Over the past few years, we have seen a substantial shift in the automotive market towards electric vehicles. As EV sales continue to rise, automobile manufacturers are extending their electric options to more of their line, which has included high-performance electric sports cars, trucks, and commercial vehicles—and now, off-road EVs.
With this development of more off-road EVs, there come new challenges for manufacturers. These vehicles are subject to more extreme environmental conditions and hazards, calling for stringent testing and performance requirements on the battery packs that power these vehicles.
Leak testing is integral to supporting the evolving performance needs of EV batteries
In order to ensure proper performance and safety in the field, EV batteries’ internal components must be protected from physical damage that may lead to any leakage of the liquid electrolyte from a battery cell. The electrolyte is a solution of lithium hexafluorophosphate salts. When this substance comes into contact with water, or even moisture present in ambient air, it can prompt a chemical reaction that can lead to fire or even an explosion. If the anode and cathode within a cell, already in very close proximity to one another, come in direct contact, it can cause a short that may lead to fire.
With manufacturing pressures pushing higher performance (further reducing the weight of a battery case), the internal and external structural elements of the battery pack are becoming thinner. With the increased performance requirements and this push towards lighter and thinner materials, leak testing has to evolve to keep pace.

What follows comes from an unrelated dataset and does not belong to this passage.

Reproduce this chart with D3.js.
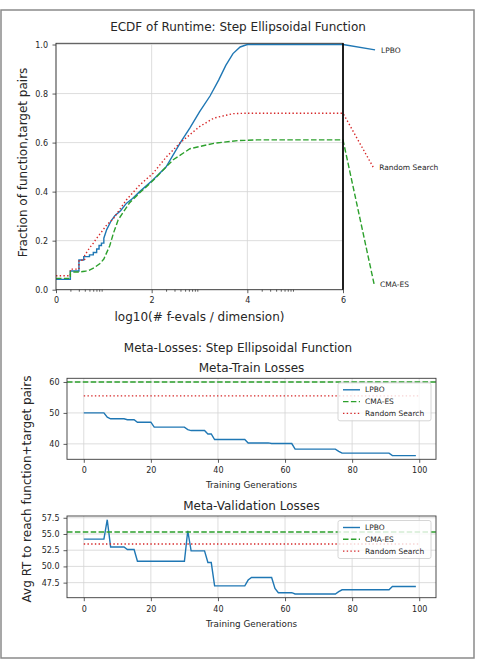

Leak testing electric vehicles batteries to IP67 standards
When we quote a leak test system for an EV OEM or supplier, we ask for the target leak rate, test pressure, and desired test cycle time. However, we also look beyond the test station specs to consider the use case scenario in the field.
We have to consider that off-road vehicles may be subjected to very extreme use case conditions where the likelihood of fluid or moisture ingress becomes an even greater concern. Another consideration is that everyday passenger vehicles may operate in areas of the country where frequent and severe annual flooding occurs due to changes in seasonal weather patterns.
With these realities in mind, the IP67 rating has become the standard for many electric vehicle manufacturers. Any device or assembly rated to this standard must resist exposure to dust and withstand up to 30 minutes of submersion in water up to 40 inches (or one meter) in depth.
For internal battery pack components such as the coolant system, a pressure decay or mass flow leak test with pressurized air is sufficient. To meet the IP67 standard (or an even more stringent standard, if we are also concerned about water vapor penetration with fluctuations in ambient humidity and atmospheric pressure due to elevation changes), we have to switch to test methods that can reliably and quickly test to even lower target leak rates. For EV battery packs and cases, this means either a volumetric fill test with a vacuum or a tracer gas method.